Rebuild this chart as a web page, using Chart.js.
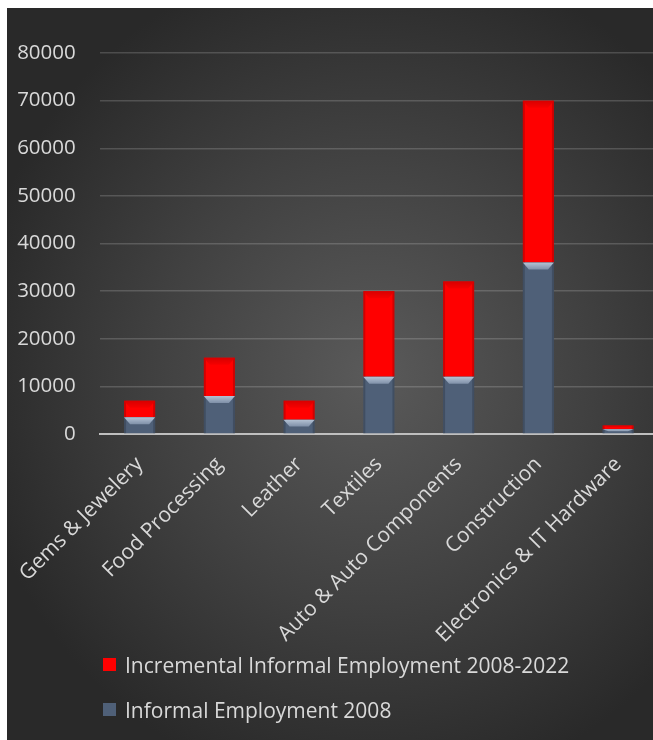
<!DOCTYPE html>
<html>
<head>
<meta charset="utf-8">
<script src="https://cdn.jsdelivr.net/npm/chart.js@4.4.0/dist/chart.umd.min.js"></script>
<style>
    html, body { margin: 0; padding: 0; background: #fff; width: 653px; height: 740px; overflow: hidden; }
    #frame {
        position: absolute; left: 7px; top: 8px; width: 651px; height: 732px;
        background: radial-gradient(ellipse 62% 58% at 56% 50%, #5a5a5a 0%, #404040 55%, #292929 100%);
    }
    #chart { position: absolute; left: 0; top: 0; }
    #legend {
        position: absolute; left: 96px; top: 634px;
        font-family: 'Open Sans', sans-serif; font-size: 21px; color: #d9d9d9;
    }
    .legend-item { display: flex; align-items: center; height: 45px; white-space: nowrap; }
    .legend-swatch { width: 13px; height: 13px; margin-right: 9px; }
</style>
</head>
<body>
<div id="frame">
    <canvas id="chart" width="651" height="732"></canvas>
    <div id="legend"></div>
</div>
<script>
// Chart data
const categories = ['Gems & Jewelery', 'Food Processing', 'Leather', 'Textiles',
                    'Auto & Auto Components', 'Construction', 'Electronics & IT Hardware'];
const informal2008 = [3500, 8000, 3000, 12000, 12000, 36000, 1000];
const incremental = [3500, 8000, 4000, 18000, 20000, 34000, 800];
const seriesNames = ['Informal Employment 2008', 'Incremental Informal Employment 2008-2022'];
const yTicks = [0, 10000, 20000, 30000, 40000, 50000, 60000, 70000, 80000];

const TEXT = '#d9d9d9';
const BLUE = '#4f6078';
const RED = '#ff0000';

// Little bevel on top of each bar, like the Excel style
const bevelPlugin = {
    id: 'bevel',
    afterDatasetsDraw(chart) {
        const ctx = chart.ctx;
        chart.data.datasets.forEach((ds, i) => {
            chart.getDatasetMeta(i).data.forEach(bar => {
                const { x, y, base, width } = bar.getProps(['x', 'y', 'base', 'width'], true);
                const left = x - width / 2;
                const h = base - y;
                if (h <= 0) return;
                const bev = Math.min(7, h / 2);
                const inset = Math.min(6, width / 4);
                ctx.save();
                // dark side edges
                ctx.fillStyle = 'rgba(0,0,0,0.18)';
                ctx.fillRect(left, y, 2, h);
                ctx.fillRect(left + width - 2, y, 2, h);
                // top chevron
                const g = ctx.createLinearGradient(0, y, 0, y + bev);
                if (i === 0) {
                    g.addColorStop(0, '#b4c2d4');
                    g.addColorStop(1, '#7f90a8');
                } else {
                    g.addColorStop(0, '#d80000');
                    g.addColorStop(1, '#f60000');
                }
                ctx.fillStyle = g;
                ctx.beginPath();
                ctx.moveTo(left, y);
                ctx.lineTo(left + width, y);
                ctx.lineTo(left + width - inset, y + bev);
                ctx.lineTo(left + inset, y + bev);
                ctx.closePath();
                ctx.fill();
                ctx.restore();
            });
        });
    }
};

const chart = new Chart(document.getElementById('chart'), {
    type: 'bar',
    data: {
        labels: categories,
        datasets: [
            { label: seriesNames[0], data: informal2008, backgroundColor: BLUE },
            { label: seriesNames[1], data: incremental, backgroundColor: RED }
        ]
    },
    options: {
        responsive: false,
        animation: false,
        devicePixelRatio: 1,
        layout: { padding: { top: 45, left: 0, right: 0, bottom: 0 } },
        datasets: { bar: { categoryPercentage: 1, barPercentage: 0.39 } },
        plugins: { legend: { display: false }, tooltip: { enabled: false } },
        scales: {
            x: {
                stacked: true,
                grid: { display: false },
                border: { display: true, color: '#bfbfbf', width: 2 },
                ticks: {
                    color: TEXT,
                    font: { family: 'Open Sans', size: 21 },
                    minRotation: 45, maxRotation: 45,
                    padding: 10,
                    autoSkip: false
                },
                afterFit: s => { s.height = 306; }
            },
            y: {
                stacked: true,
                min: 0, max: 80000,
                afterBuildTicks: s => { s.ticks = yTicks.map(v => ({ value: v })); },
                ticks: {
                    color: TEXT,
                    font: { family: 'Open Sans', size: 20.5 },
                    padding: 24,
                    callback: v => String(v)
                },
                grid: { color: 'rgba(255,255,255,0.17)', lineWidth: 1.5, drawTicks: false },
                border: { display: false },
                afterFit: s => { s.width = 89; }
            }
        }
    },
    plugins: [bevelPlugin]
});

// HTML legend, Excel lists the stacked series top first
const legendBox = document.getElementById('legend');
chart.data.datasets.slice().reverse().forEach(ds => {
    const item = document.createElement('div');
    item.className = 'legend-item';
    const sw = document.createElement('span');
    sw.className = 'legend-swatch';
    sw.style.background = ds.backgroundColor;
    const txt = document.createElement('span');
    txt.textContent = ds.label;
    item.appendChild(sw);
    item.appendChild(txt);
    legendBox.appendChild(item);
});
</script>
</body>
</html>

THE TASK: Reproduce the whole listing above word for word, but not its pictures.

WRITTEN RESPONSE:
Rebuild this chart as a web page, using Chart.js.
<!DOCTYPE html>
<html>
<head>
<meta charset="utf-8">
<script src="https://cdn.jsdelivr.net/npm/chart.js@4.4.0/dist/chart.umd.min.js"></script>
<style>
    html, body { margin: 0; padding: 0; background: #fff; width: 653px; height: 740px; overflow: hidden; }
    #frame {
        position: absolute; left: 7px; top: 8px; width: 651px; height: 732px;
        background: radial-gradient(ellipse 62% 58% at 56% 50%, #5a5a5a 0%, #404040 55%, #292929 100%);
    }
    #chart { position: absolute; left: 0; top: 0; }
    #legend {
        position: absolute; left: 96px; top: 634px;
        font-family: 'Open Sans', sans-serif; font-size: 21px; color: #d9d9d9;
    }
    .legend-item { display: flex; align-items: center; height: 45px; white-space: nowrap; }
    .legend-swatch { width: 13px; height: 13px; margin-right: 9px; }
</style>
</head>
<body>
<div id="frame">
    <canvas id="chart" width="651" height="732"></canvas>
    <div id="legend"></div>
</div>
<script>
// Chart data
const categories = ['Gems & Jewelery', 'Food Processing', 'Leather', 'Textiles',
                    'Auto & Auto Components', 'Construction', 'Electronics & IT Hardware'];
const informal2008 = [3500, 8000, 3000, 12000, 12000, 36000, 1000];
const incremental = [3500, 8000, 4000, 18000, 20000, 34000, 800];
const seriesNames = ['Informal Employment 2008', 'Incremental Informal Employment 2008-2022'];
const yTicks = [0, 10000, 20000, 30000, 40000, 50000, 60000, 70000, 80000];

const TEXT = '#d9d9d9';
const BLUE = '#4f6078';
const RED = '#ff0000';

// Little bevel on top of each bar, like the Excel style
const bevelPlugin = {
    id: 'bevel',
    afterDatasetsDraw(chart) {
        const ctx = chart.ctx;
        chart.data.datasets.forEach((ds, i) => {
            chart.getDatasetMeta(i).data.forEach(bar => {
                const { x, y, base, width } = bar.getProps(['x', 'y', 'base', 'width'], true);
                const left = x - width / 2;
                const h = base - y;
                if (h <= 0) return;
                const bev = Math.min(7, h / 2);
                const inset = Math.min(6, width / 4);
                ctx.save();
                // dark side edges
                ctx.fillStyle = 'rgba(0,0,0,0.18)';
                ctx.fillRect(left, y, 2, h);
                ctx.fillRect(left + width - 2, y, 2, h);
                // top chevron
                const g = ctx.createLinearGradient(0, y, 0, y + bev);
                if (i === 0) {
                    g.addColorStop(0, '#b4c2d4');
                    g.addColorStop(1, '#7f90a8');
                } else {
                    g.addColorStop(0, '#d80000');
                    g.addColorStop(1, '#f60000');
                }
                ctx.fillStyle = g;
                ctx.beginPath();
                ctx.moveTo(left, y);
                ctx.lineTo(left + width, y);
                ctx.lineTo(left + width - inset, y + bev);
                ctx.lineTo(left + inset, y + bev);
                ctx.closePath();
                ctx.fill();
                ctx.restore();
            });
        });
    }
};

const chart = new Chart(document.getElementById('chart'), {
    type: 'bar',
    data: {
        labels: categories,
        datasets: [
            { label: seriesNames[0], data: informal2008, backgroundColor: BLUE },
            { label: seriesNames[1], data: incremental, backgroundColor: RED }
        ]
    },
    options: {
        responsive: false,
        animation: false,
        devicePixelRatio: 1,
        layout: { padding: { top: 45, left: 0, right: 0, bottom: 0 } },
        datasets: { bar: { categoryPercentage: 1, barPercentage: 0.39 } },
        plugins: { legend: { display: false }, tooltip: { enabled: false } },
        scales: {
            x: {
                stacked: true,
                grid: { display: false },
                border: { display: true, color: '#bfbfbf', width: 2 },
                ticks: {
                    color: TEXT,
                    font: { family: 'Open Sans', size: 21 },
                    minRotation: 45, maxRotation: 45,
                    padding: 10,
                    autoSkip: false
                },
                afterFit: s => { s.height = 306; }
            },
            y: {
                stacked: true,
                min: 0, max: 80000,
                afterBuildTicks: s => { s.ticks = yTicks.map(v => ({ value: v })); },
                ticks: {
                    color: TEXT,
                    font: { family: 'Open Sans', size: 20.5 },
                    padding: 24,
                    callback: v => String(v)
                },
                grid: { color: 'rgba(255,255,255,0.17)', lineWidth: 1.5, drawTicks: false },
                border: { display: false },
                afterFit: s => { s.width = 89; }
            }
        }
    },
    plugins: [bevelPlugin]
});

// HTML legend, Excel lists the stacked series top first
const legendBox = document.getElementById('legend');
chart.data.datasets.slice().reverse().forEach(ds => {
    const item = document.createElement('div');
    item.className = 'legend-item';
    const sw = document.createElement('span');
    sw.className = 'legend-swatch';
    sw.style.background = ds.backgroundColor;
    const txt = document.createElement('span');
    txt.textContent = ds.label;
    item.appendChild(sw);
    item.appendChild(txt);
    legendBox.appendChild(item);
});
</script>
</body>
</html>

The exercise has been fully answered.